Thursday, February 2, 2012

Preparing Our Students For Their (uncertain) Future

As responsible 21st Century educators, and lifelong learners committed to staying current with educational theory, I do not believe I've met anyone who does not take our responsibility to prepare our students for the their adult life seriously.

In speaking with parents and community members over the years, I do not believe I've met anyone who does not recognize that the world has changed from when most of us were young adults and that we need to build a solid foundation of basic skills in our students as well as preparing them for the collaborative and fluid future they will face.

But, when all the rhetoric is said and done, what does all that mean?  What does it mean to say the world is different?  The Shift Happens video series started by Scott McLeod and Karl Fisch do a great job of quantifying how our society has changed over time.  If you've not seen those videos, I think you should take 15 minutes and watch them.  You're likely to be amazed by some of the statistics.

Drilling down even deeper however, and thinking about our current environment, I read an interesting statistic this morning that I believe does a great job of driving this point home as well.  According to an article in Business Week by David. J. Lynch, the United States currently manufactures 25% more goods than just 12 years ago, yet (and here is the important point), the number of workers used to create those goods remains the exact same.

As production increases, and labor rates stay the same, it is not a result of workers increasing output or hours by 25%.  Rather, automation and an increase in the use of machines and technology is the culprit.

Increased manufacturing, if this statistic is true, is not likely enough then to break an economy free from a recession, depression, or even just a major slowdown.  I expect automation is only likely to increase in the future, not decrease, bringing even fewer jobs to the market.

Instead, as author Daniel Pink suggests in his book A Whole New Mind, we need to increase the number of knowledge jobs, and prepare our students to assume those positions.  To prepare students to create and apply new knowledge, on a broad scale, will require some changes to how the education system and schools work.

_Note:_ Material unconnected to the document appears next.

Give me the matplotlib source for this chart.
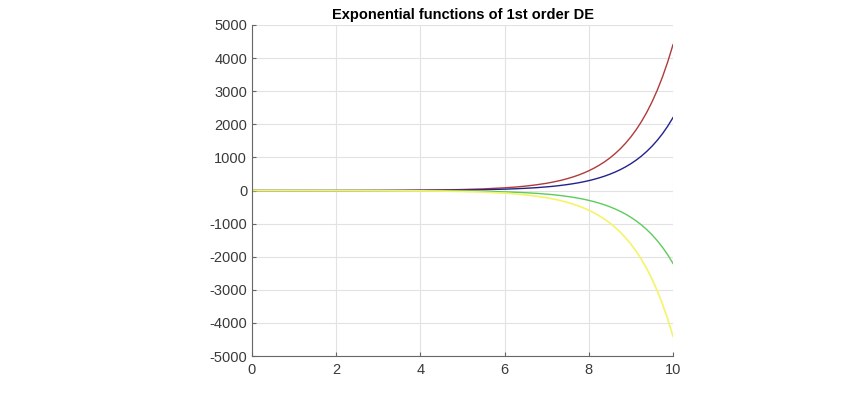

To help parents and the community understand the reasoning behind these changes, it HAS TO BE our job to help sell the change.  We have to help create the vision by engaging in the conversations about education reform in our communities!  We need to create a shift in understanding so that parents value these skills and recognize the need for educational change and then we need to accept that we ourselves have to change first before we get our students to change.

That is going to be hard, I think.

As education reform progresses, I see the comments by parents in the newspaper reflecting their belief in traditional system.  It is our responsibility to engage our communities in the discussions that will help them build the understanding of what the future holds, and what being prepared for the future represents.

Project-based learning is in our future.  Problem solving, both individually and as a member of a team, at all levels must be a core skill.  Creativity is something to be valued, and therefore we must foster it in our schools.  Our future depends on it.

As the Cheshire Cat said to Alice, "If you don't know where you are going, then any road will take you there."  We need to know where we are going so we can help everyone in our communities get on the right road.

I believe in where I see us/our system heading.  Do youagree that we are on the right road??